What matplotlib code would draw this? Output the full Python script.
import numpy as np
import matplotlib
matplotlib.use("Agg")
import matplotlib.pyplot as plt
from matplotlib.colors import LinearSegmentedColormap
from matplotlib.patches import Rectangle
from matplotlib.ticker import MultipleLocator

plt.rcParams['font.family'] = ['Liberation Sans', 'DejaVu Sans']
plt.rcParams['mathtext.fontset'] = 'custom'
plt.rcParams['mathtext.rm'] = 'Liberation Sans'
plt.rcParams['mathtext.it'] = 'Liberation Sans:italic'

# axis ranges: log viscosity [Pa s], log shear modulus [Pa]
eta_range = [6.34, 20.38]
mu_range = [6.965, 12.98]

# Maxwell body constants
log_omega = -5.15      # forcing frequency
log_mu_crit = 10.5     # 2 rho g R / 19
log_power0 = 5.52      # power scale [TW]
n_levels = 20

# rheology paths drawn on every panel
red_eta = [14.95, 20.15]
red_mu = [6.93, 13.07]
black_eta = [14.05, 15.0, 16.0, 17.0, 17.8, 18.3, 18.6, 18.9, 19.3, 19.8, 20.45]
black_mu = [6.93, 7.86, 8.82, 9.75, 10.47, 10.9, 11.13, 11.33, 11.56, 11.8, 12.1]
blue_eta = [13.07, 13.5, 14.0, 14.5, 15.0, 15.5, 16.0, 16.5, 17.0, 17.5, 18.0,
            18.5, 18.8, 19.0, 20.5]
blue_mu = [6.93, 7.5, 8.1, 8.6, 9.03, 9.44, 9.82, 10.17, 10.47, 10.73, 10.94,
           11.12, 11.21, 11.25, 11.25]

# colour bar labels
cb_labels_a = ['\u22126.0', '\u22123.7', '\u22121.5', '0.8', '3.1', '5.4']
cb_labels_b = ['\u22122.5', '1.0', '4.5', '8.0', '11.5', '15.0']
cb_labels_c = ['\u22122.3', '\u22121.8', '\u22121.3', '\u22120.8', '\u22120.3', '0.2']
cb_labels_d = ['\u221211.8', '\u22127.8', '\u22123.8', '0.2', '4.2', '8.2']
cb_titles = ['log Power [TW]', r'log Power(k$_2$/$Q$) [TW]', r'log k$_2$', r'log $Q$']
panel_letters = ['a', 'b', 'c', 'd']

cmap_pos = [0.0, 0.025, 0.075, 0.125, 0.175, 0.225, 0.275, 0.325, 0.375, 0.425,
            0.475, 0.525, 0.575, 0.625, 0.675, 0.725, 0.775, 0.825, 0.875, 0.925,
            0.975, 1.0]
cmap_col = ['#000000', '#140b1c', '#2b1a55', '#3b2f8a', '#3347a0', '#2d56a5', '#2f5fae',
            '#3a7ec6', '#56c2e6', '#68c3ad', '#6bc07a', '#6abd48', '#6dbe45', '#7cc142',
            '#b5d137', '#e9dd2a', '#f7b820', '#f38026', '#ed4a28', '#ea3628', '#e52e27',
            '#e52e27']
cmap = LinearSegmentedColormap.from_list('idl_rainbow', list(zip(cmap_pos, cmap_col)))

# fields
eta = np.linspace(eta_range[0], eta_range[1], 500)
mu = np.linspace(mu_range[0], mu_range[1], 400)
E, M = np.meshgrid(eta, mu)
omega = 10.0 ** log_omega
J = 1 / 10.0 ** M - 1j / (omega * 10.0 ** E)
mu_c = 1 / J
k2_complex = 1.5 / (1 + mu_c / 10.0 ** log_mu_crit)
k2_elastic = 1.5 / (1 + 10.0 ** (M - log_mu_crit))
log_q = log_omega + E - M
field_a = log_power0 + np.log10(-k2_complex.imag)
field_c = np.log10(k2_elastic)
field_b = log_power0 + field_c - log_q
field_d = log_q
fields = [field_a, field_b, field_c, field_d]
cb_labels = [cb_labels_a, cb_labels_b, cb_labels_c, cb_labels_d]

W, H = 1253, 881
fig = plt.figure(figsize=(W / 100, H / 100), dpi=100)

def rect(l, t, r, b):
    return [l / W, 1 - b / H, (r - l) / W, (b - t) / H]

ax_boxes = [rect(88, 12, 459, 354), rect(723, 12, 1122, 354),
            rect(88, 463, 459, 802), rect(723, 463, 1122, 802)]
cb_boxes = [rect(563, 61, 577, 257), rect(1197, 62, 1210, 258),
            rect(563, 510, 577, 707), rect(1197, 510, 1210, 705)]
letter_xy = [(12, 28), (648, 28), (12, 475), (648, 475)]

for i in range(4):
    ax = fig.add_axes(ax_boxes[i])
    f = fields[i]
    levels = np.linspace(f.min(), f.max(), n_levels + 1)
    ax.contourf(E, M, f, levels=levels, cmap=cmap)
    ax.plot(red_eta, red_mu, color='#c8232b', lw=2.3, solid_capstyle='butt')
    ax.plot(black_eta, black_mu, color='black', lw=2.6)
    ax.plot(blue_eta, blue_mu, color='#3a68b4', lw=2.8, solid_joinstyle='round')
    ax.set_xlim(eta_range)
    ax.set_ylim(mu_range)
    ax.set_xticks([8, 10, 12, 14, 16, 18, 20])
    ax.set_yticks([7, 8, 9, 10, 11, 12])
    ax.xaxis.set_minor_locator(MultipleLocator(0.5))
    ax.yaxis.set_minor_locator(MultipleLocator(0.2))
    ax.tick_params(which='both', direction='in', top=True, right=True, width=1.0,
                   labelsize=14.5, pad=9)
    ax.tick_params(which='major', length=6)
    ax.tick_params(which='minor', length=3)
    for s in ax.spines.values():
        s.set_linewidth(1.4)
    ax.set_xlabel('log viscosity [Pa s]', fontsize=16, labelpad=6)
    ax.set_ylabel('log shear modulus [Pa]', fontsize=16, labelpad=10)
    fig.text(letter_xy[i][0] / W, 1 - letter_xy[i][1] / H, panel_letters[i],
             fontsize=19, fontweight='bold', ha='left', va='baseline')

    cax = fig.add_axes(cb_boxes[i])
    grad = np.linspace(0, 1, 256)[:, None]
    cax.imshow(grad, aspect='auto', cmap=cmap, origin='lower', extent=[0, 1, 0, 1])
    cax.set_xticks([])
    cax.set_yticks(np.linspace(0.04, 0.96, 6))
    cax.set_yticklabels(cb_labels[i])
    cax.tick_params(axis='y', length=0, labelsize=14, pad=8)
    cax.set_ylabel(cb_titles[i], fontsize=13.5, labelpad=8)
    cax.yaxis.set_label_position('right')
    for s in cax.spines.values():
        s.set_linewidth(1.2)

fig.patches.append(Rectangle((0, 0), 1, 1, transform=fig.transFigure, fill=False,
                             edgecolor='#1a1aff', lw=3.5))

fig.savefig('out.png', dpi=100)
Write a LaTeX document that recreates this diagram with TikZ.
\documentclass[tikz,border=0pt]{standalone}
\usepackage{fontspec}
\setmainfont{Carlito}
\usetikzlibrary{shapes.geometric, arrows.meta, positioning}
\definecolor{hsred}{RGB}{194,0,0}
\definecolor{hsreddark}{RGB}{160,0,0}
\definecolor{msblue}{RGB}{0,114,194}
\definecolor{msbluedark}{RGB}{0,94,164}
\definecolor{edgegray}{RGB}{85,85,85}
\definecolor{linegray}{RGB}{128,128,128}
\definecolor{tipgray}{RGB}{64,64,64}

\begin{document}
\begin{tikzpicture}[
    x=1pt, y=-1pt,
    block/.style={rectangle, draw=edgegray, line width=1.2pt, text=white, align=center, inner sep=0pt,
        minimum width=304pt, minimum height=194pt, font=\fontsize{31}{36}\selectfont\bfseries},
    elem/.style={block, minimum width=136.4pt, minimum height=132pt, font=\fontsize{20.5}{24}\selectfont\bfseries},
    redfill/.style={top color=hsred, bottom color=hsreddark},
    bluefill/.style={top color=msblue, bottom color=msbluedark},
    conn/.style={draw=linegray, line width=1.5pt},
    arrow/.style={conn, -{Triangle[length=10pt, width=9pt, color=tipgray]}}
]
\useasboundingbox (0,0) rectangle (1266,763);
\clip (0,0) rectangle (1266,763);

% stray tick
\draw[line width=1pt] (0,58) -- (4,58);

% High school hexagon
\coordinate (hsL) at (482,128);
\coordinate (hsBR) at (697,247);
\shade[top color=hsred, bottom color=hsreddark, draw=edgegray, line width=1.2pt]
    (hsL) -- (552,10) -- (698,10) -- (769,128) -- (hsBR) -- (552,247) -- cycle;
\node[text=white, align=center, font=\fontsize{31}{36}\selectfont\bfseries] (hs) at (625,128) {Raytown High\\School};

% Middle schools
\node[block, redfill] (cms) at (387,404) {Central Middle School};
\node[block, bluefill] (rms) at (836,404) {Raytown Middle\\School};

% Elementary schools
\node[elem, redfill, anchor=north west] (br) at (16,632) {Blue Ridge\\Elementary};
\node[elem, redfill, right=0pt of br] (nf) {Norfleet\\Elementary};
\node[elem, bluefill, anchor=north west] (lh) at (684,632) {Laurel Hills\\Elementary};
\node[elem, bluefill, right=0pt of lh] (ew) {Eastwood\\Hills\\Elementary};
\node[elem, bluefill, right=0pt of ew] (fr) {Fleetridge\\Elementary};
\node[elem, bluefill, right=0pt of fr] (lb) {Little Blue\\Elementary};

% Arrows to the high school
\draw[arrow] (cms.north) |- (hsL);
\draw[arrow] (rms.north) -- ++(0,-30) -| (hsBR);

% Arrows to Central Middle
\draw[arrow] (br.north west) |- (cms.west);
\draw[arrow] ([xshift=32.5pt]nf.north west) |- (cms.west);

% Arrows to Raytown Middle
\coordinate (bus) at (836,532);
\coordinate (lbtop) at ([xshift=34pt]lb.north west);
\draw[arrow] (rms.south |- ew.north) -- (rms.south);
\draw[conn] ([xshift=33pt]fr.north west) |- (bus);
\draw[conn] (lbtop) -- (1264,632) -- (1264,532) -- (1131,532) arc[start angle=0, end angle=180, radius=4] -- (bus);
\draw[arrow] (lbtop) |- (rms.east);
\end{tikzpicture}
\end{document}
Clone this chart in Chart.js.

» **Directive**:
Reproduce, without alteration, solely the lines beginning at the line that includes "Write a LaTeX" and ending at the line that includes "(0,58) -- (4,58);", both lines included.

» **Solution**:
Write a LaTeX document that recreates this diagram with TikZ.
\documentclass[tikz,border=0pt]{standalone}
\usepackage{fontspec}
\setmainfont{Carlito}
\usetikzlibrary{shapes.geometric, arrows.meta, positioning}
\definecolor{hsred}{RGB}{194,0,0}
\definecolor{hsreddark}{RGB}{160,0,0}
\definecolor{msblue}{RGB}{0,114,194}
\definecolor{msbluedark}{RGB}{0,94,164}
\definecolor{edgegray}{RGB}{85,85,85}
\definecolor{linegray}{RGB}{128,128,128}
\definecolor{tipgray}{RGB}{64,64,64}

\begin{document}
\begin{tikzpicture}[
    x=1pt, y=-1pt,
    block/.style={rectangle, draw=edgegray, line width=1.2pt, text=white, align=center, inner sep=0pt,
        minimum width=304pt, minimum height=194pt, font=\fontsize{31}{36}\selectfont\bfseries},
    elem/.style={block, minimum width=136.4pt, minimum height=132pt, font=\fontsize{20.5}{24}\selectfont\bfseries},
    redfill/.style={top color=hsred, bottom color=hsreddark},
    bluefill/.style={top color=msblue, bottom color=msbluedark},
    conn/.style={draw=linegray, line width=1.5pt},
    arrow/.style={conn, -{Triangle[length=10pt, width=9pt, color=tipgray]}}
]
\useasboundingbox (0,0) rectangle (1266,763);
\clip (0,0) rectangle (1266,763);

% stray tick
\draw[line width=1pt] (0,58) -- (4,58);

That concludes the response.